The program called for an exhibition gallery, a painting studio, a library and a new master suite. Taking queues from the parti of the existing home’s massing, the addition is comprised of paired towers (gallery and studio) flanking a foyer and upper level library. The addition is located in a bowl-like depression at the head of a dry creek bed and so must be accessed via a series of bridges which allowing natural water runoff to flow around and between the existing and new structures.
The atmosphere in the towers is animated through two distinct lighting strategies. Ambient light is filtered by the North facing translucent walls while carefully placed skylights project pools of light through a series of ceiling baffles throughout the day. Depending upon the location of the sun, the color temperature of the natural light provides a diverse reading to the Lamans’ art.

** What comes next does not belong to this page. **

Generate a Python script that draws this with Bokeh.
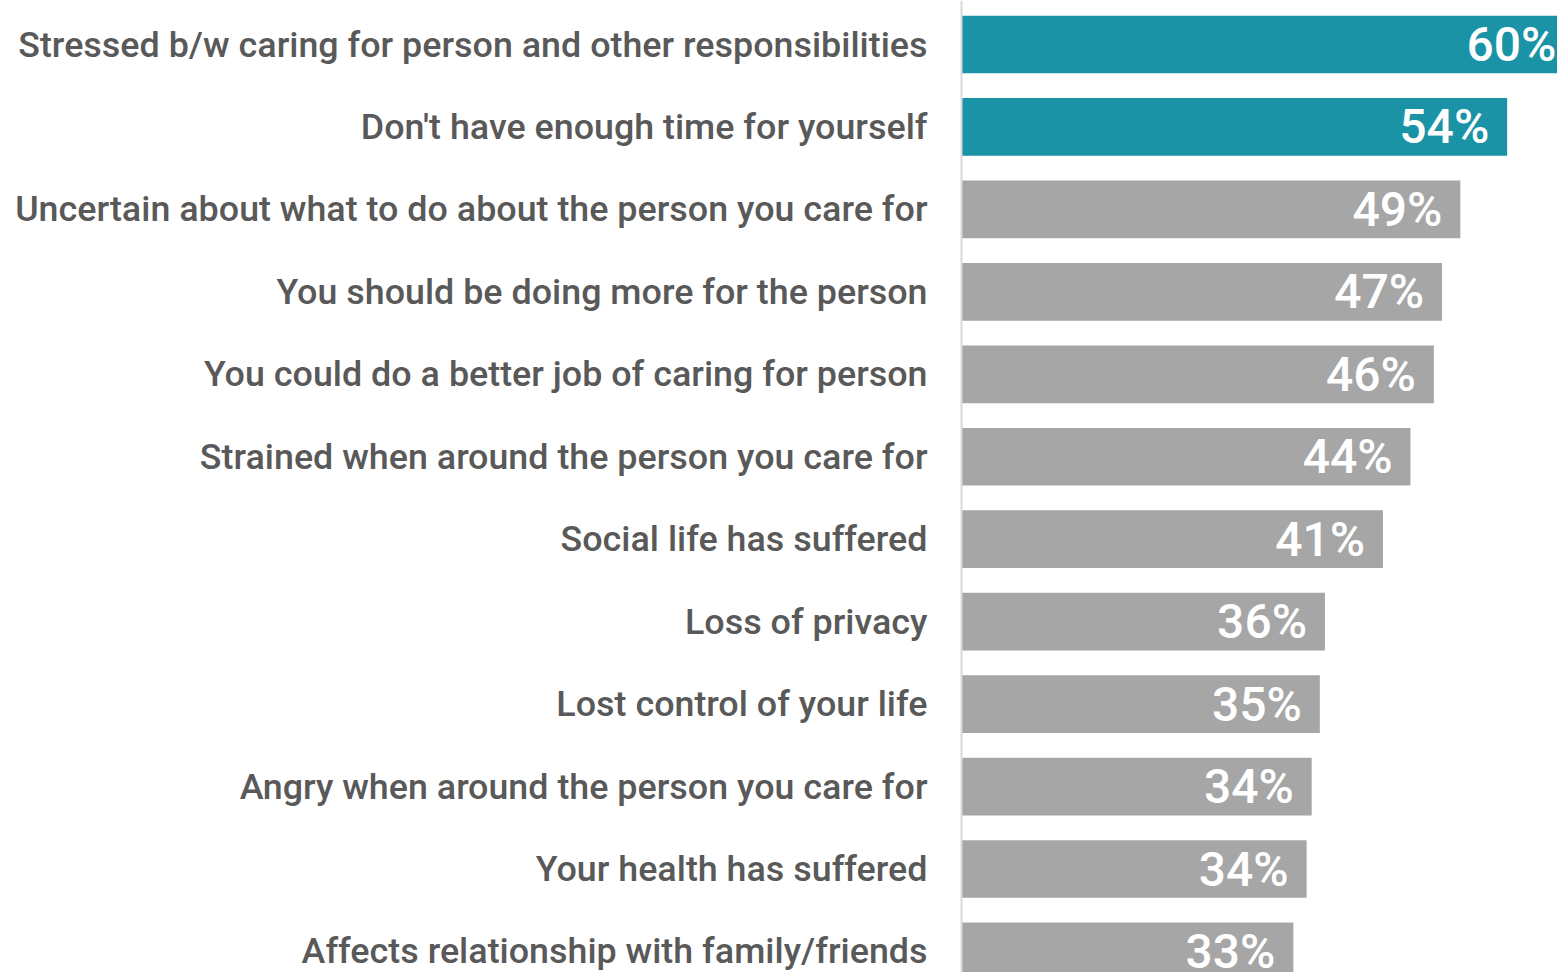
from bokeh.plotting import figure
from bokeh.models import Range1d, Span, ColumnDataSource
from bokeh.core.properties import value
from bokeh.embed import file_html
from bokeh.resources import INLINE

categories = [
    "Stressed b/w caring for person and other responsibilities",
    "Don't have enough time for yourself",
    "Uncertain about what to do about the person you care for",
    "You should be doing more for the person",
    "You could do a better job of caring for person",
    "Strained when around the person you care for",
    "Social life has suffered",
    "Loss of privacy",
    "Lost control of your life",
    "Angry when around the person you care for",
    "Your health has suffered",
    "Affects relationship with family/friends",
]
values = [60.2, 53.6, 49.0, 47.2, 46.4, 44.1, 41.4, 35.7, 35.2, 34.4, 33.9, 32.6]
value_labels = ["60%", "54%", "49%", "47%", "46%", "44%", "41%", "36%", "35%", "34%", "34%", "33%"]
highlight = [True, True, False, False, False, False, False, False, False, False, False, False]

TEAL = "#1A93A6"
GRAY = "#A6A6A6"
TEXT = "#595959"

W, H = 1557, 972
PX_PER_UNIT = 10.18
ZERO_PX = 961  # canvas x of the zero line
ROW_PX = 82.45
FIRST_ROW_PX = 44

rows = list(range(len(categories)))
src = ColumnDataSource(dict(
    y=rows,
    v=values,
    cat=categories,
    lab=value_labels,
    color=[TEAL if h else GRAY for h in highlight],
    zero=[0] * len(rows),
))

x_start = -ZERO_PX / PX_PER_UNIT
x_end = (W - ZERO_PX) / PX_PER_UNIT
y_top = -FIRST_ROW_PX / ROW_PX
y_bottom = y_top + H / ROW_PX

p = figure(width=W, height=H, output_backend="svg", toolbar_location=None,
           x_range=Range1d(x_start, x_end), y_range=Range1d(y_bottom, y_top),
           min_border=0, outline_line_color=None)
p.xaxis.visible = False
p.yaxis.visible = False
p.xgrid.visible = False
p.ygrid.visible = False
p.background_fill_color = "white"
p.border_fill_color = "white"

p.hbar(y="y", left=0, right="v", height=0.70, fill_color="color",
       line_color=None, source=src)

p.add_layout(Span(location=0, dimension="height", line_color="#D9D9D9", line_width=2))

p.text(x="zero", y="y", text="cat", source=src, x_offset=-34,
       text_align="right", text_baseline="middle",
       text_font=value("Roboto Medium"),
       text_font_size="35.8px", text_color=TEXT)

p.text(x="v", y="y", text="lab", source=src, x_offset=-18,
       text_align="right", text_baseline="middle",
       text_font=value("Roboto Medium"),
       text_font_size="48px", text_color="white")

open("out.html", "w").write(file_html(p, INLINE))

The library is defined by shelves which cantilever into the voluminous modified-gambrel roof forms of the towers – linking the spaces through section. Perched atop the entry, views to the surrounding canopy of trees create an intimate gathering space for conversation and contemplation for the Lamans and their guests.
The Lamans’ appreciation for outdoor living is realized with the addition of a new sculpture garden and bocce court off of the gallery, ideal for large showings or family gatherings. While in a more intimate setting, the master bedroom and bathroom open directly into a private Zen garden.
The master suite was reconfigured through a sensitive addition of a bathing and dressing room while shifting the existing bedroom out, forming a linear gallery hall which bisects the existing house and new addition. Movement along this corridor not only makes the user aware of old and new but has framed views to the new outdoor rooms as well.”